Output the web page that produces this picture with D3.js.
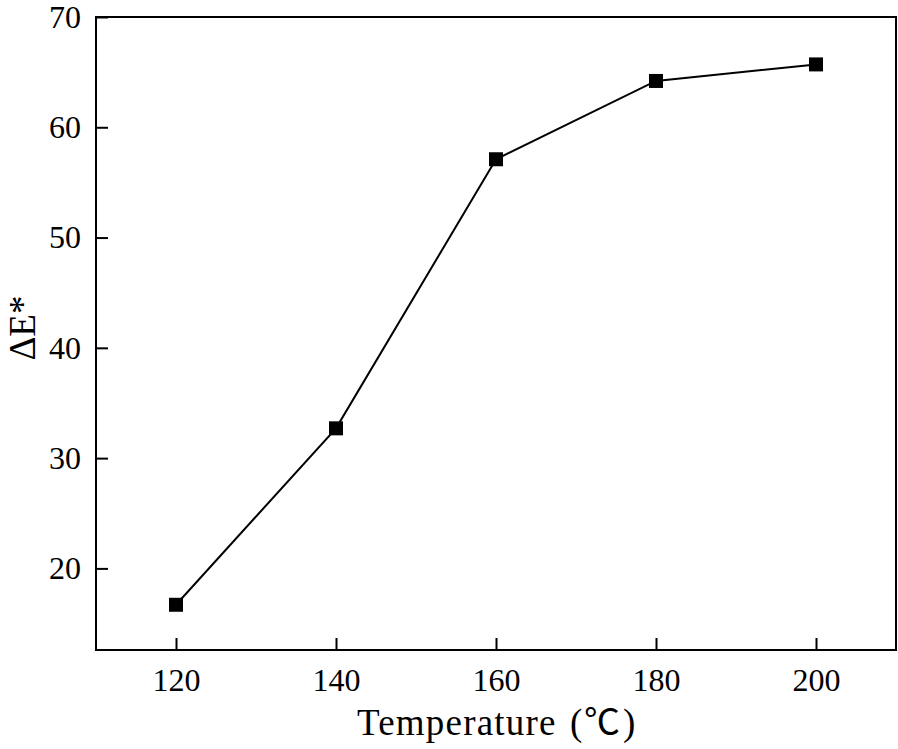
<!DOCTYPE html>
<html><head><meta charset="utf-8">
<script src="https://cdn.jsdelivr.net/npm/d3@7"></script>
<style>body{margin:0;background:#fff}svg{display:block}
.lbl{font-family:'Liberation Serif','Times New Roman',serif;fill:#000}</style>
</head><body>
<svg id="c" width="898" height="749"></svg>
<script>
const temperatures = [120, 140, 160, 180, 200];
const deltaE = [16.7, 32.7, 57.1, 64.2, 65.7];
const xTicks = [120, 140, 160, 180, 200];
const yTicks = [20, 30, 40, 50, 60, 70];

const svg = d3.select("#c");
const L = 96, R = 896, T = 17, B = 650;
const x = d3.scaleLinear().domain([110, 210]).range([L, R]);
const y = d3.scaleLinear().domain([12.6, 70]).range([B, T]);

svg.append("rect").attr("x", L).attr("y", T).attr("width", R - L).attr("height", B - T)
  .attr("fill", "none").attr("stroke", "#000").attr("stroke-width", 2);

const xa = svg.append("g").attr("transform", `translate(0,${B})`)
  .call(d3.axisBottom(x).tickValues(xTicks).tickSizeInner(-12).tickSizeOuter(0).tickPadding(18));
const ya = svg.append("g").attr("transform", `translate(${L},0)`)
  .call(d3.axisLeft(y).tickValues(yTicks).tickSizeInner(-12).tickSizeOuter(0).tickPadding(15));
[xa, ya].forEach(g => {
  g.attr("font-family", null).attr("font-size", null);
  g.select(".domain").remove();
  g.selectAll("line").attr("stroke", "#000").attr("stroke-width", 2);
  g.selectAll("text").attr("class", "lbl").style("font-size", "32px")
    .style("font-family", "'Liberation Serif','Times New Roman',serif").attr("fill", "#000");
});

const line = d3.line().x((d, i) => x(temperatures[i])).y(d => y(d));
svg.append("path").datum(deltaE).attr("d", line).attr("fill", "none")
  .attr("stroke", "#000").attr("stroke-width", 2);
const s = 14;
svg.selectAll("rect.m").data(deltaE).enter().append("rect").attr("class", "m")
  .attr("x", (d, i) => x(temperatures[i]) - s / 2).attr("y", d => y(d) - s / 2)
  .attr("width", s).attr("height", s).attr("fill", "#000");

const xt = svg.append("text").attr("class", "lbl").attr("y", 735).style("font-size", "37px");
xt.append("tspan").attr("x", 357).style("letter-spacing", "1.2px").text("Temperature");
xt.append("tspan").attr("x", 570).text("(");
xt.append("tspan").attr("x", 584).style("font-family", "'Noto Sans CJK SC'").style("font-size", "36px").text("℃");
xt.append("tspan").attr("x", 623).text(")");
svg.append("text").attr("class", "lbl").attr("transform", `translate(35,328) rotate(-90)`)
  .attr("text-anchor", "middle").style("font-size", "37px").text("ΔE*");
</script>
</body></html>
==================================================
■ **Written request**: Leave the pictures out and output the rest of the listing exactly.

■ **Result of this exercise**:
Output the web page that produces this picture with D3.js.
<!DOCTYPE html>
<html><head><meta charset="utf-8">
<script src="https://cdn.jsdelivr.net/npm/d3@7"></script>
<style>body{margin:0;background:#fff}svg{display:block}
.lbl{font-family:'Liberation Serif','Times New Roman',serif;fill:#000}</style>
</head><body>
<svg id="c" width="898" height="749"></svg>
<script>
const temperatures = [120, 140, 160, 180, 200];
const deltaE = [16.7, 32.7, 57.1, 64.2, 65.7];
const xTicks = [120, 140, 160, 180, 200];
const yTicks = [20, 30, 40, 50, 60, 70];

const svg = d3.select("#c");
const L = 96, R = 896, T = 17, B = 650;
const x = d3.scaleLinear().domain([110, 210]).range([L, R]);
const y = d3.scaleLinear().domain([12.6, 70]).range([B, T]);

svg.append("rect").attr("x", L).attr("y", T).attr("width", R - L).attr("height", B - T)
  .attr("fill", "none").attr("stroke", "#000").attr("stroke-width", 2);

const xa = svg.append("g").attr("transform", `translate(0,${B})`)
  .call(d3.axisBottom(x).tickValues(xTicks).tickSizeInner(-12).tickSizeOuter(0).tickPadding(18));
const ya = svg.append("g").attr("transform", `translate(${L},0)`)
  .call(d3.axisLeft(y).tickValues(yTicks).tickSizeInner(-12).tickSizeOuter(0).tickPadding(15));
[xa, ya].forEach(g => {
  g.attr("font-family", null).attr("font-size", null);
  g.select(".domain").remove();
  g.selectAll("line").attr("stroke", "#000").attr("stroke-width", 2);
  g.selectAll("text").attr("class", "lbl").style("font-size", "32px")
    .style("font-family", "'Liberation Serif','Times New Roman',serif").attr("fill", "#000");
});

const line = d3.line().x((d, i) => x(temperatures[i])).y(d => y(d));
svg.append("path").datum(deltaE).attr("d", line).attr("fill", "none")
  .attr("stroke", "#000").attr("stroke-width", 2);
const s = 14;
svg.selectAll("rect.m").data(deltaE).enter().append("rect").attr("class", "m")
  .attr("x", (d, i) => x(temperatures[i]) - s / 2).attr("y", d => y(d) - s / 2)
  .attr("width", s).attr("height", s).attr("fill", "#000");

const xt = svg.append("text").attr("class", "lbl").attr("y", 735).style("font-size", "37px");
xt.append("tspan").attr("x", 357).style("letter-spacing", "1.2px").text("Temperature");
xt.append("tspan").attr("x", 570).text("(");
xt.append("tspan").attr("x", 584).style("font-family", "'Noto Sans CJK SC'").style("font-size", "36px").text("℃");
xt.append("tspan").attr("x", 623).text(")");
svg.append("text").attr("class", "lbl").attr("transform", `translate(35,328) rotate(-90)`)
  .attr("text-anchor", "middle").style("font-size", "37px").text("ΔE*");
</script>
</body></html>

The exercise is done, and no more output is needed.